Every line below should be copied exactly; drop the pictures.

• **RAW DATA**:
━━━━━━━━━━━━━━━━━━━━

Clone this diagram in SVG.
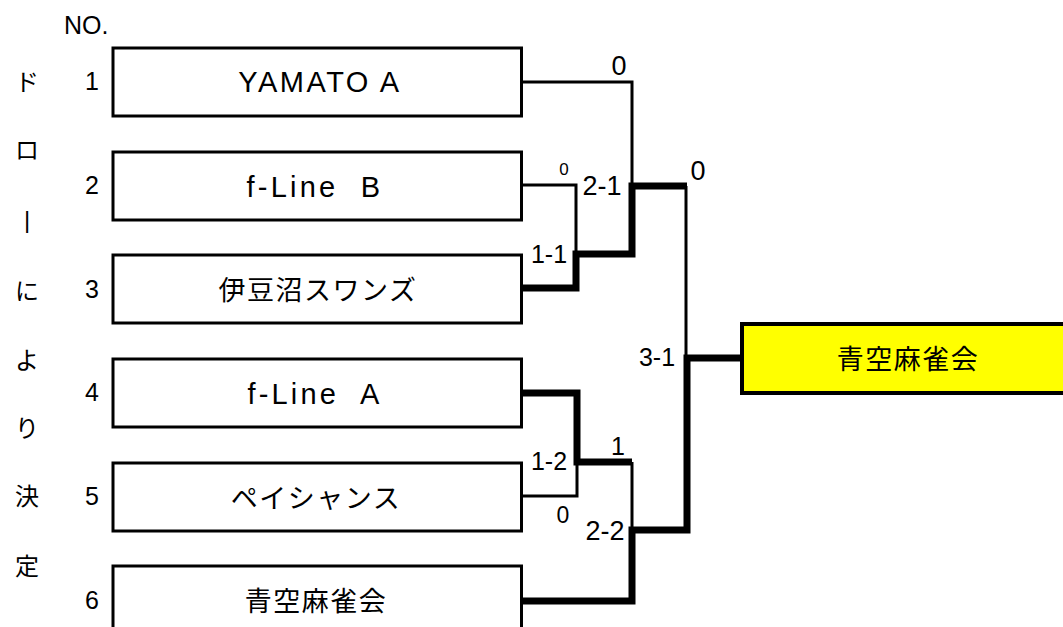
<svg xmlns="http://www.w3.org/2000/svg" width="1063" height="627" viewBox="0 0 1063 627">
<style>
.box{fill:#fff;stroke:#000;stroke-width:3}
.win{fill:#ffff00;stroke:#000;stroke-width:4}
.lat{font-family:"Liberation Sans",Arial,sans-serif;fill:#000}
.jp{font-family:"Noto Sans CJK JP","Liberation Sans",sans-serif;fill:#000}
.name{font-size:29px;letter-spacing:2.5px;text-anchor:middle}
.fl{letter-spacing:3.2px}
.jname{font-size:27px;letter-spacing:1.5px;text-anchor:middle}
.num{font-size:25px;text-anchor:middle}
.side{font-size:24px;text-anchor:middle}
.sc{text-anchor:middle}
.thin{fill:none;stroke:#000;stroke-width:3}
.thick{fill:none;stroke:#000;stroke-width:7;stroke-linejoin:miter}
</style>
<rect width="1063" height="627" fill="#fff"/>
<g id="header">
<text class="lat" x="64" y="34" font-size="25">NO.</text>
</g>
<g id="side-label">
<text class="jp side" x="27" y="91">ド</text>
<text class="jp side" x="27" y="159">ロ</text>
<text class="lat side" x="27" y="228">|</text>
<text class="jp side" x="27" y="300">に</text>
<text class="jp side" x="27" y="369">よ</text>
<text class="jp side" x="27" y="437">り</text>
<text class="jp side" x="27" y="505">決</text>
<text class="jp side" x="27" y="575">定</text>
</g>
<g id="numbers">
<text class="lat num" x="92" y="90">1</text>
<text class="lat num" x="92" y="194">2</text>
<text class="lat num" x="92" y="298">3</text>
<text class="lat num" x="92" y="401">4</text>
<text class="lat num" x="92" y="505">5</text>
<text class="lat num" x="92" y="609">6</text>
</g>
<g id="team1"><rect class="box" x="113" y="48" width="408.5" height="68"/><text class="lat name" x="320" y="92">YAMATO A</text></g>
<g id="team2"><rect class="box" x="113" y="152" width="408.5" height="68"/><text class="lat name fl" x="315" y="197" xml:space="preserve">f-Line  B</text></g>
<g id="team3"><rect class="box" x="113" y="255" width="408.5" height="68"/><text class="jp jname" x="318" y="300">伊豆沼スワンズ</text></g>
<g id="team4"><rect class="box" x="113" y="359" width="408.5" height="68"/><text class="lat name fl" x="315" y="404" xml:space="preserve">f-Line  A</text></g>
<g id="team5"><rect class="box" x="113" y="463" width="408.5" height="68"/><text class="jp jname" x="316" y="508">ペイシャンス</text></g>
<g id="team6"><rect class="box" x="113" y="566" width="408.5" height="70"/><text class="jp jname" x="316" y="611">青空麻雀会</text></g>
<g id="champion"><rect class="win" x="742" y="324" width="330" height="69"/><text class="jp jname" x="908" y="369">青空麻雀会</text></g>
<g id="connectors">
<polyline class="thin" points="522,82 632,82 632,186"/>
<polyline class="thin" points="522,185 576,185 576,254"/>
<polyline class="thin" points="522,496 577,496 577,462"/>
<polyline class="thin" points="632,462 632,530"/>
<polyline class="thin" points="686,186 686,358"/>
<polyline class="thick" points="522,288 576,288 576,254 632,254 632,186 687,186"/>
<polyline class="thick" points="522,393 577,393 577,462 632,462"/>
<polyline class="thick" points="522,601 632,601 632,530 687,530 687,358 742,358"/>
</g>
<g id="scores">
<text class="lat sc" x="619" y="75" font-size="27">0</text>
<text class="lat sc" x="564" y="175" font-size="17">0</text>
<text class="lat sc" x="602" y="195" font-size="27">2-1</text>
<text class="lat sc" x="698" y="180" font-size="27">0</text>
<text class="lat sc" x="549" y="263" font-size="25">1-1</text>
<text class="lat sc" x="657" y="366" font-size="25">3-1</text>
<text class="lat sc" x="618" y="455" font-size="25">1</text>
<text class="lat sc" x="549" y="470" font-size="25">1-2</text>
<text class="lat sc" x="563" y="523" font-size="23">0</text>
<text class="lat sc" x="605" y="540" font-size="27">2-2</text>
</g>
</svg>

━━━━━━━━━━━━━━━━━━━━

• **TASK OUTPUT**:
Clone this diagram in SVG.
<svg xmlns="http://www.w3.org/2000/svg" width="1063" height="627" viewBox="0 0 1063 627">
<style>
.box{fill:#fff;stroke:#000;stroke-width:3}
.win{fill:#ffff00;stroke:#000;stroke-width:4}
.lat{font-family:"Liberation Sans",Arial,sans-serif;fill:#000}
.jp{font-family:"Noto Sans CJK JP","Liberation Sans",sans-serif;fill:#000}
.name{font-size:29px;letter-spacing:2.5px;text-anchor:middle}
.fl{letter-spacing:3.2px}
.jname{font-size:27px;letter-spacing:1.5px;text-anchor:middle}
.num{font-size:25px;text-anchor:middle}
.side{font-size:24px;text-anchor:middle}
.sc{text-anchor:middle}
.thin{fill:none;stroke:#000;stroke-width:3}
.thick{fill:none;stroke:#000;stroke-width:7;stroke-linejoin:miter}
</style>
<rect width="1063" height="627" fill="#fff"/>
<g id="header">
<text class="lat" x="64" y="34" font-size="25">NO.</text>
</g>
<g id="side-label">
<text class="jp side" x="27" y="91">ド</text>
<text class="jp side" x="27" y="159">ロ</text>
<text class="lat side" x="27" y="228">|</text>
<text class="jp side" x="27" y="300">に</text>
<text class="jp side" x="27" y="369">よ</text>
<text class="jp side" x="27" y="437">り</text>
<text class="jp side" x="27" y="505">決</text>
<text class="jp side" x="27" y="575">定</text>
</g>
<g id="numbers">
<text class="lat num" x="92" y="90">1</text>
<text class="lat num" x="92" y="194">2</text>
<text class="lat num" x="92" y="298">3</text>
<text class="lat num" x="92" y="401">4</text>
<text class="lat num" x="92" y="505">5</text>
<text class="lat num" x="92" y="609">6</text>
</g>
<g id="team1"><rect class="box" x="113" y="48" width="408.5" height="68"/><text class="lat name" x="320" y="92">YAMATO A</text></g>
<g id="team2"><rect class="box" x="113" y="152" width="408.5" height="68"/><text class="lat name fl" x="315" y="197" xml:space="preserve">f-Line  B</text></g>
<g id="team3"><rect class="box" x="113" y="255" width="408.5" height="68"/><text class="jp jname" x="318" y="300">伊豆沼スワンズ</text></g>
<g id="team4"><rect class="box" x="113" y="359" width="408.5" height="68"/><text class="lat name fl" x="315" y="404" xml:space="preserve">f-Line  A</text></g>
<g id="team5"><rect class="box" x="113" y="463" width="408.5" height="68"/><text class="jp jname" x="316" y="508">ペイシャンス</text></g>
<g id="team6"><rect class="box" x="113" y="566" width="408.5" height="70"/><text class="jp jname" x="316" y="611">青空麻雀会</text></g>
<g id="champion"><rect class="win" x="742" y="324" width="330" height="69"/><text class="jp jname" x="908" y="369">青空麻雀会</text></g>
<g id="connectors">
<polyline class="thin" points="522,82 632,82 632,186"/>
<polyline class="thin" points="522,185 576,185 576,254"/>
<polyline class="thin" points="522,496 577,496 577,462"/>
<polyline class="thin" points="632,462 632,530"/>
<polyline class="thin" points="686,186 686,358"/>
<polyline class="thick" points="522,288 576,288 576,254 632,254 632,186 687,186"/>
<polyline class="thick" points="522,393 577,393 577,462 632,462"/>
<polyline class="thick" points="522,601 632,601 632,530 687,530 687,358 742,358"/>
</g>
<g id="scores">
<text class="lat sc" x="619" y="75" font-size="27">0</text>
<text class="lat sc" x="564" y="175" font-size="17">0</text>
<text class="lat sc" x="602" y="195" font-size="27">2-1</text>
<text class="lat sc" x="698" y="180" font-size="27">0</text>
<text class="lat sc" x="549" y="263" font-size="25">1-1</text>
<text class="lat sc" x="657" y="366" font-size="25">3-1</text>
<text class="lat sc" x="618" y="455" font-size="25">1</text>
<text class="lat sc" x="549" y="470" font-size="25">1-2</text>
<text class="lat sc" x="563" y="523" font-size="23">0</text>
<text class="lat sc" x="605" y="540" font-size="27">2-2</text>
</g>
</svg>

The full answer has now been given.